Concernant Ravel, mon jugement n'est pas conventionnel sur ce point, je le sais. On a dit de
Ravel que ses oeuvres exhalaient l'odeur des fleurs pourries. Ses pièces pour
piano, je les trouve inodores. A tout prendre, c'est peut-être mieux que
l'odeur de pourriture. Vraiment, cela ne m'inspire pas. J'y ressens une
sécheresse repoussante. A l'inverse, le lyrisme et la virtuosité propres au
genre concertant a permis à Ravel, à mon avis, de s'exprimer plus
généreusement. D'où les vertus de la virtuosité.
J'espère, cher ami mélomane, que vous vous êtes bien remis de l'accusation de "disciple
de Rebatet" que j'avais proféré envers vous, à votre corps défendant.
Le titre de dodécaphoniste stalinien
vous suffisait bien.
REJET DE LA MUSIQUE MODERNE - MISE AU POINT
Vous me reprochez le rejet que je fais de la musique "moderne" atonale. Il ne s'agit cependant pas chez moi, me semble-t-il, d' une position de principe, c'est
un
"sentiment" que cette musique même provoque
en moi, qu'il soit justifié ou non sur le plan intellectuel. Je remarque
cependant que le rejet que
je fais de la musique moderne et avec moi des millions de mélomanes n'a
jamais occulté la représentativité de cette musique alors que le rejet du
néo-classique (rejet de principe celui-là) entretenu par une caste très
minoritaire, lui, a entraîné l'exclusion et la déconsidération de la
tendance néo-classique avec une redoutable efficacité. Qui rejette l'autre
dans la réalité au niveau historique? Consultez l'"Histoire de la musique
occidentale" de Massin, très représentatif de cette philosophie partisane. Heureusement, au niveau des ventes d'enregistrements les néo-classiques
reprennent la prééminence, il ne peut en être autrement puisque la musique
moderne est inaudible pour presque tout le monde.

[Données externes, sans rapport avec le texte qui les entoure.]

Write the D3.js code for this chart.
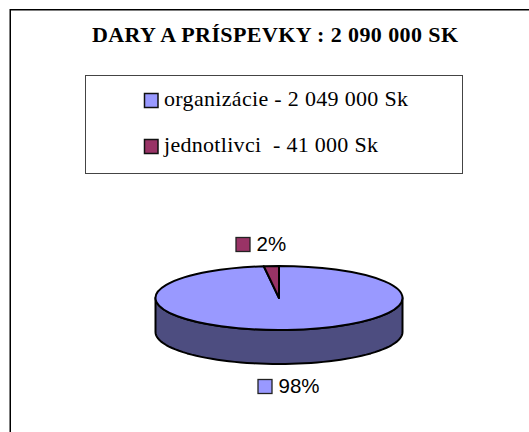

A propos de l'importance exagérée (à mon sens) de certains compositeurs par
suite d'une déformation de l'Histoire de la musique (avérée elle), je me
positionnerais plutôt pour un rééquilibrage raisonnable, c'est-à-dire que
j'adopterais
une philosophie du juste milieu contre l'excès et la déraison qui existe
actuellement (à mon
avis). Je voudrais également que l'on ne confonde pas les agresseurs et
les agressés. C'est la surreprésentativité, à mon avis éhontée, scandaleuse,
de certains compositeurs qui est une agression envers les autres,
surreprésentativité bien orchestrée depuis deux siècles notamment par le
relais d'associations partisanes, donc un phénomène dont l'origine n'est pas
la libre expression du mélomane de base, mais bien la volonté de cercles
d'intellectuels animés d'une idéologie partisane et excluante. Si vous voulez dire que je condamne
cette agression, je réponds par l'affirmative. Vous parlez des oeuvres "que
les autres aiment", mais vous oubliez de dire que leur émergence est
souvent le produit de ce conditionnement ou tout au moins d'une conception
erronée de l'Histoire de la musique.
Vous voudriez que j'accepte cet état de fait et que, lorsque je présente
l'intérêt de telle oeuvre de Paganini ou d'Arenski par exemple, le lecteur
de mon message continue en lui-même de se dire tranquillement en se
confortant au jugement établi "Oui, c'est bien, mais cela ne vaudra jamais
Bach ou Mahler. Non, cela, je ne l'accepterais jamais.
AFFECTIVITÉ CHEZ WEBERN?
Le rapprochement que vous faites entre Webern et les quintes ou quartes du
Moyen-Age plaiderait plus pour une absence d'affectivité marquée chez ce
compositeur. Il me semble qu'historiquement l'apparition de l'affectivité
dans la musique occidentale n'est pas antérieure à Monteverdi, en encore
timidement et qu'elle culmine à l'époque romantique. Sans doute a contrario
ne ressentez-vous aucune affectivité dans la pathétique de Tchaïkovski!